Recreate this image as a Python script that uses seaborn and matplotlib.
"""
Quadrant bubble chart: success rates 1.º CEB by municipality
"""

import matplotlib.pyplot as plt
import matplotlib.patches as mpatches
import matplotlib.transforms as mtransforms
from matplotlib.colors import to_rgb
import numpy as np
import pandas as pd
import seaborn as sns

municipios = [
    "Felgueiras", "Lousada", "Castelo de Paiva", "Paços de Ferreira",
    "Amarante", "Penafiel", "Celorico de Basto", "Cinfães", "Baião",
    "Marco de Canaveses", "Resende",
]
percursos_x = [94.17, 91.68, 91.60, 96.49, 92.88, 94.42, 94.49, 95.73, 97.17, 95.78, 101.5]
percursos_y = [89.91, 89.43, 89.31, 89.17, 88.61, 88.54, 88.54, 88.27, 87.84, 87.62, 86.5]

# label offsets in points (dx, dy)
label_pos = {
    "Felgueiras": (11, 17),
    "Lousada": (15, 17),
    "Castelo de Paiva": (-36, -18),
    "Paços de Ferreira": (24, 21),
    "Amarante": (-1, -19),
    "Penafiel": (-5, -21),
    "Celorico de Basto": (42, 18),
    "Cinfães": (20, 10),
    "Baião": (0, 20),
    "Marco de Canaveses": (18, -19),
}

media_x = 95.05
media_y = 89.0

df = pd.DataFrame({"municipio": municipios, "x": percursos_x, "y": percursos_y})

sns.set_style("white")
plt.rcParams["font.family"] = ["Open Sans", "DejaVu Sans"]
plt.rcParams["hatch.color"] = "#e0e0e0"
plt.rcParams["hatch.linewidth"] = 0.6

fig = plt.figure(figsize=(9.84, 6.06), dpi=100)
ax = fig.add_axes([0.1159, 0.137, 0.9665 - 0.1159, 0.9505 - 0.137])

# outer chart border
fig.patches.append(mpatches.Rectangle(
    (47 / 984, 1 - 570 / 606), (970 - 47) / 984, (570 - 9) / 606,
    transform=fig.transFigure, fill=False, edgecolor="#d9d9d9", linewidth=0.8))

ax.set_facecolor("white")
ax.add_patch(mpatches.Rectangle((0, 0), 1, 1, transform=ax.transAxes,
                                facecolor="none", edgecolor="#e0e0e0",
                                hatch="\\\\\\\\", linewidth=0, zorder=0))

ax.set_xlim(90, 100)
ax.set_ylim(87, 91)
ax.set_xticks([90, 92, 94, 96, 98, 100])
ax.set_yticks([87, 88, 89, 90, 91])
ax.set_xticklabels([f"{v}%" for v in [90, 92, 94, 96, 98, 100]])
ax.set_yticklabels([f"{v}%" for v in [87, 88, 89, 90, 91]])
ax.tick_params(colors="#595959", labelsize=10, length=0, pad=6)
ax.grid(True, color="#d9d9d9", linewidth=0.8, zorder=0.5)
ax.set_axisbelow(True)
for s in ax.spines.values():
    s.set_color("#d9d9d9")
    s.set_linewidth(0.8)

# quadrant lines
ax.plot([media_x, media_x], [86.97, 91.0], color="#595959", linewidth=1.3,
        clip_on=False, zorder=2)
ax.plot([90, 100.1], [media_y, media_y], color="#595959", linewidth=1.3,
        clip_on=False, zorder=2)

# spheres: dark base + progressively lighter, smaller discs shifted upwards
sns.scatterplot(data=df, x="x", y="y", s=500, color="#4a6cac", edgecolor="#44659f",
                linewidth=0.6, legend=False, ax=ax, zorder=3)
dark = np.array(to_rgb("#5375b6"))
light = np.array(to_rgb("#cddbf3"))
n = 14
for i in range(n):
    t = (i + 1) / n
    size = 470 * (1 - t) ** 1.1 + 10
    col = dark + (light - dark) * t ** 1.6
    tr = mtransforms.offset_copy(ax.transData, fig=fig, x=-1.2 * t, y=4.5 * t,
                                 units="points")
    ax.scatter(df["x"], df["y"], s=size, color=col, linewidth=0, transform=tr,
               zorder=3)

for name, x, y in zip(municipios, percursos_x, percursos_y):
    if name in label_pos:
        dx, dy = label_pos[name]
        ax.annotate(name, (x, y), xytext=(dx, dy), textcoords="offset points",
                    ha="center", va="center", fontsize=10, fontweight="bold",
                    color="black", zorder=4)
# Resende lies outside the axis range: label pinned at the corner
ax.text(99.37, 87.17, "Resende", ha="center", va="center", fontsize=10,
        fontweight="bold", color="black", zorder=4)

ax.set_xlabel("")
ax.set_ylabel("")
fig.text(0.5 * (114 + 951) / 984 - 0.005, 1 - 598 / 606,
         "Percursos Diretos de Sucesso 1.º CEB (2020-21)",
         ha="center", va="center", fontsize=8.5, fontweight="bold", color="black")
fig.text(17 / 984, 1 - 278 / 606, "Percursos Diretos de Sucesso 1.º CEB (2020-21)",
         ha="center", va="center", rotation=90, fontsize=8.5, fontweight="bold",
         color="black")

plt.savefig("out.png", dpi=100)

——————————

Stated goal:
Print the material once more, exactly.

Correct answer:
Recreate this image as a Python script that uses seaborn and matplotlib.
"""
Quadrant bubble chart: success rates 1.º CEB by municipality
"""

import matplotlib.pyplot as plt
import matplotlib.patches as mpatches
import matplotlib.transforms as mtransforms
from matplotlib.colors import to_rgb
import numpy as np
import pandas as pd
import seaborn as sns

municipios = [
    "Felgueiras", "Lousada", "Castelo de Paiva", "Paços de Ferreira",
    "Amarante", "Penafiel", "Celorico de Basto", "Cinfães", "Baião",
    "Marco de Canaveses", "Resende",
]
percursos_x = [94.17, 91.68, 91.60, 96.49, 92.88, 94.42, 94.49, 95.73, 97.17, 95.78, 101.5]
percursos_y = [89.91, 89.43, 89.31, 89.17, 88.61, 88.54, 88.54, 88.27, 87.84, 87.62, 86.5]

# label offsets in points (dx, dy)
label_pos = {
    "Felgueiras": (11, 17),
    "Lousada": (15, 17),
    "Castelo de Paiva": (-36, -18),
    "Paços de Ferreira": (24, 21),
    "Amarante": (-1, -19),
    "Penafiel": (-5, -21),
    "Celorico de Basto": (42, 18),
    "Cinfães": (20, 10),
    "Baião": (0, 20),
    "Marco de Canaveses": (18, -19),
}

media_x = 95.05
media_y = 89.0

df = pd.DataFrame({"municipio": municipios, "x": percursos_x, "y": percursos_y})

sns.set_style("white")
plt.rcParams["font.family"] = ["Open Sans", "DejaVu Sans"]
plt.rcParams["hatch.color"] = "#e0e0e0"
plt.rcParams["hatch.linewidth"] = 0.6

fig = plt.figure(figsize=(9.84, 6.06), dpi=100)
ax = fig.add_axes([0.1159, 0.137, 0.9665 - 0.1159, 0.9505 - 0.137])

# outer chart border
fig.patches.append(mpatches.Rectangle(
    (47 / 984, 1 - 570 / 606), (970 - 47) / 984, (570 - 9) / 606,
    transform=fig.transFigure, fill=False, edgecolor="#d9d9d9", linewidth=0.8))

ax.set_facecolor("white")
ax.add_patch(mpatches.Rectangle((0, 0), 1, 1, transform=ax.transAxes,
                                facecolor="none", edgecolor="#e0e0e0",
                                hatch="\\\\\\\\", linewidth=0, zorder=0))

ax.set_xlim(90, 100)
ax.set_ylim(87, 91)
ax.set_xticks([90, 92, 94, 96, 98, 100])
ax.set_yticks([87, 88, 89, 90, 91])
ax.set_xticklabels([f"{v}%" for v in [90, 92, 94, 96, 98, 100]])
ax.set_yticklabels([f"{v}%" for v in [87, 88, 89, 90, 91]])
ax.tick_params(colors="#595959", labelsize=10, length=0, pad=6)
ax.grid(True, color="#d9d9d9", linewidth=0.8, zorder=0.5)
ax.set_axisbelow(True)
for s in ax.spines.values():
    s.set_color("#d9d9d9")
    s.set_linewidth(0.8)

# quadrant lines
ax.plot([media_x, media_x], [86.97, 91.0], color="#595959", linewidth=1.3,
        clip_on=False, zorder=2)
ax.plot([90, 100.1], [media_y, media_y], color="#595959", linewidth=1.3,
        clip_on=False, zorder=2)

# spheres: dark base + progressively lighter, smaller discs shifted upwards
sns.scatterplot(data=df, x="x", y="y", s=500, color="#4a6cac", edgecolor="#44659f",
                linewidth=0.6, legend=False, ax=ax, zorder=3)
dark = np.array(to_rgb("#5375b6"))
light = np.array(to_rgb("#cddbf3"))
n = 14
for i in range(n):
    t = (i + 1) / n
    size = 470 * (1 - t) ** 1.1 + 10
    col = dark + (light - dark) * t ** 1.6
    tr = mtransforms.offset_copy(ax.transData, fig=fig, x=-1.2 * t, y=4.5 * t,
                                 units="points")
    ax.scatter(df["x"], df["y"], s=size, color=col, linewidth=0, transform=tr,
               zorder=3)

for name, x, y in zip(municipios, percursos_x, percursos_y):
    if name in label_pos:
        dx, dy = label_pos[name]
        ax.annotate(name, (x, y), xytext=(dx, dy), textcoords="offset points",
                    ha="center", va="center", fontsize=10, fontweight="bold",
                    color="black", zorder=4)
# Resende lies outside the axis range: label pinned at the corner
ax.text(99.37, 87.17, "Resende", ha="center", va="center", fontsize=10,
        fontweight="bold", color="black", zorder=4)

ax.set_xlabel("")
ax.set_ylabel("")
fig.text(0.5 * (114 + 951) / 984 - 0.005, 1 - 598 / 606,
         "Percursos Diretos de Sucesso 1.º CEB (2020-21)",
         ha="center", va="center", fontsize=8.5, fontweight="bold", color="black")
fig.text(17 / 984, 1 - 278 / 606, "Percursos Diretos de Sucesso 1.º CEB (2020-21)",
         ha="center", va="center", rotation=90, fontsize=8.5, fontweight="bold",
         color="black")

plt.savefig("out.png", dpi=100)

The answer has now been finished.